start DATASET SECTION

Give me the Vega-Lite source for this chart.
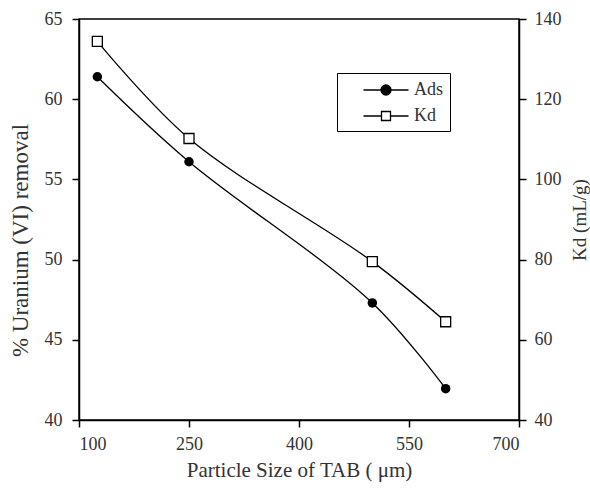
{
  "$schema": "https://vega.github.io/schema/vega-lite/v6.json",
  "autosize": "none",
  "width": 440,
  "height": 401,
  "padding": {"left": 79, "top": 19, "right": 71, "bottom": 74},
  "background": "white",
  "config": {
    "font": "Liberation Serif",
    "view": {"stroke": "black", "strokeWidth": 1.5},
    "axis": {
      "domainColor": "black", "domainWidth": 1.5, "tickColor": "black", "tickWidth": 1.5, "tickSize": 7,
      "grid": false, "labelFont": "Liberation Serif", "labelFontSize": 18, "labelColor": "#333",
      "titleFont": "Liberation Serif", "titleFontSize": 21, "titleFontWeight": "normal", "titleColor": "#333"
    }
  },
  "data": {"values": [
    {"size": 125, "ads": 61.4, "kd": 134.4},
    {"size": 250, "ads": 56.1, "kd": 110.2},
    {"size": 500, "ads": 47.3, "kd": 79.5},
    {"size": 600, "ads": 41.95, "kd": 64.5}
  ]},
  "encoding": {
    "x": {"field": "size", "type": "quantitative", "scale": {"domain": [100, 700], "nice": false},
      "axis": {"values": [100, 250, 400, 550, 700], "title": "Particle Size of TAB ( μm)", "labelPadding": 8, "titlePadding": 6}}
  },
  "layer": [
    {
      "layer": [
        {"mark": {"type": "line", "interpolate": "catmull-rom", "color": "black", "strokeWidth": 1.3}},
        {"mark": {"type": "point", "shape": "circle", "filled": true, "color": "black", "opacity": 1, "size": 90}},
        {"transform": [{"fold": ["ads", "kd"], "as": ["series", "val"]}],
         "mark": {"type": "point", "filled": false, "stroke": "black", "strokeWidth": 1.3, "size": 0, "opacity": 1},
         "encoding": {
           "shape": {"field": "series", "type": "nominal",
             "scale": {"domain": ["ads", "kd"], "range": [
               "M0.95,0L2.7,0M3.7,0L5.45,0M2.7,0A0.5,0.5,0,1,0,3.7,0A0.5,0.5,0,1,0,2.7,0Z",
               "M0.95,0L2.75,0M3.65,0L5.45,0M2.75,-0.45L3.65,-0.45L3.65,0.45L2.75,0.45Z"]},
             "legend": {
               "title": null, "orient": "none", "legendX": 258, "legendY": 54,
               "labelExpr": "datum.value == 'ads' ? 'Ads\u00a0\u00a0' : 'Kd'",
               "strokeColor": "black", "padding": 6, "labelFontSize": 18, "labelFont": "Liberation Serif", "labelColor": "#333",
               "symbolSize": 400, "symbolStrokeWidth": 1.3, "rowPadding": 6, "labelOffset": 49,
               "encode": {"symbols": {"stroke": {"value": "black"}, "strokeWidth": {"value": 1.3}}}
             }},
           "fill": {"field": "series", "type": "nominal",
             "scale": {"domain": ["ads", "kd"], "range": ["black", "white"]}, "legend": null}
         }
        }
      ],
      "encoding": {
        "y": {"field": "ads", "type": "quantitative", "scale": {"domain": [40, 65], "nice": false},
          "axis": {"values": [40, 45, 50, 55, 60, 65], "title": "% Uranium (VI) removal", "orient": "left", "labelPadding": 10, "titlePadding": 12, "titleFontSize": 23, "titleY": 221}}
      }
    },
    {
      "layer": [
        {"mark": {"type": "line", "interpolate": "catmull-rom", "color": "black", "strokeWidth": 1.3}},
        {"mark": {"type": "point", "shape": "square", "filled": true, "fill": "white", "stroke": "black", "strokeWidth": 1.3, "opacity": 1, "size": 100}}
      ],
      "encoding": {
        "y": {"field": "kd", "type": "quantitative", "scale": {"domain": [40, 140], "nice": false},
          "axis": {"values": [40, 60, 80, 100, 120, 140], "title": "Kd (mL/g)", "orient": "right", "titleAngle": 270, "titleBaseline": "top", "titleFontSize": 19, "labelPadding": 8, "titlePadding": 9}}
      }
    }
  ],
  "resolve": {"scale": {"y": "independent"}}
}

end DATASET SECTION

**THE TASK:**
Repeat the listing in full and exactly. Leave any pictures out.

**CORRECT ANSWER:**
Give me the Vega-Lite source for this chart.
{
  "$schema": "https://vega.github.io/schema/vega-lite/v6.json",
  "autosize": "none",
  "width": 440,
  "height": 401,
  "padding": {"left": 79, "top": 19, "right": 71, "bottom": 74},
  "background": "white",
  "config": {
    "font": "Liberation Serif",
    "view": {"stroke": "black", "strokeWidth": 1.5},
    "axis": {
      "domainColor": "black", "domainWidth": 1.5, "tickColor": "black", "tickWidth": 1.5, "tickSize": 7,
      "grid": false, "labelFont": "Liberation Serif", "labelFontSize": 18, "labelColor": "#333",
      "titleFont": "Liberation Serif", "titleFontSize": 21, "titleFontWeight": "normal", "titleColor": "#333"
    }
  },
  "data": {"values": [
    {"size": 125, "ads": 61.4, "kd": 134.4},
    {"size": 250, "ads": 56.1, "kd": 110.2},
    {"size": 500, "ads": 47.3, "kd": 79.5},
    {"size": 600, "ads": 41.95, "kd": 64.5}
  ]},
  "encoding": {
    "x": {"field": "size", "type": "quantitative", "scale": {"domain": [100, 700], "nice": false},
      "axis": {"values": [100, 250, 400, 550, 700], "title": "Particle Size of TAB ( μm)", "labelPadding": 8, "titlePadding": 6}}
  },
  "layer": [
    {
      "layer": [
        {"mark": {"type": "line", "interpolate": "catmull-rom", "color": "black", "strokeWidth": 1.3}},
        {"mark": {"type": "point", "shape": "circle", "filled": true, "color": "black", "opacity": 1, "size": 90}},
        {"transform": [{"fold": ["ads", "kd"], "as": ["series", "val"]}],
         "mark": {"type": "point", "filled": false, "stroke": "black", "strokeWidth": 1.3, "size": 0, "opacity": 1},
         "encoding": {
           "shape": {"field": "series", "type": "nominal",
             "scale": {"domain": ["ads", "kd"], "range": [
               "M0.95,0L2.7,0M3.7,0L5.45,0M2.7,0A0.5,0.5,0,1,0,3.7,0A0.5,0.5,0,1,0,2.7,0Z",
               "M0.95,0L2.75,0M3.65,0L5.45,0M2.75,-0.45L3.65,-0.45L3.65,0.45L2.75,0.45Z"]},
             "legend": {
               "title": null, "orient": "none", "legendX": 258, "legendY": 54,
               "labelExpr": "datum.value == 'ads' ? 'Ads\u00a0\u00a0' : 'Kd'",
               "strokeColor": "black", "padding": 6, "labelFontSize": 18, "labelFont": "Liberation Serif", "labelColor": "#333",
               "symbolSize": 400, "symbolStrokeWidth": 1.3, "rowPadding": 6, "labelOffset": 49,
               "encode": {"symbols": {"stroke": {"value": "black"}, "strokeWidth": {"value": 1.3}}}
             }},
           "fill": {"field": "series", "type": "nominal",
             "scale": {"domain": ["ads", "kd"], "range": ["black", "white"]}, "legend": null}
         }
        }
      ],
      "encoding": {
        "y": {"field": "ads", "type": "quantitative", "scale": {"domain": [40, 65], "nice": false},
          "axis": {"values": [40, 45, 50, 55, 60, 65], "title": "% Uranium (VI) removal", "orient": "left", "labelPadding": 10, "titlePadding": 12, "titleFontSize": 23, "titleY": 221}}
      }
    },
    {
      "layer": [
        {"mark": {"type": "line", "interpolate": "catmull-rom", "color": "black", "strokeWidth": 1.3}},
        {"mark": {"type": "point", "shape": "square", "filled": true, "fill": "white", "stroke": "black", "strokeWidth": 1.3, "opacity": 1, "size": 100}}
      ],
      "encoding": {
        "y": {"field": "kd", "type": "quantitative", "scale": {"domain": [40, 140], "nice": false},
          "axis": {"values": [40, 60, 80, 100, 120, 140], "title": "Kd (mL/g)", "orient": "right", "titleAngle": 270, "titleBaseline": "top", "titleFontSize": 19, "labelPadding": 8, "titlePadding": 9}}
      }
    }
  ],
  "resolve": {"scale": {"y": "independent"}}
}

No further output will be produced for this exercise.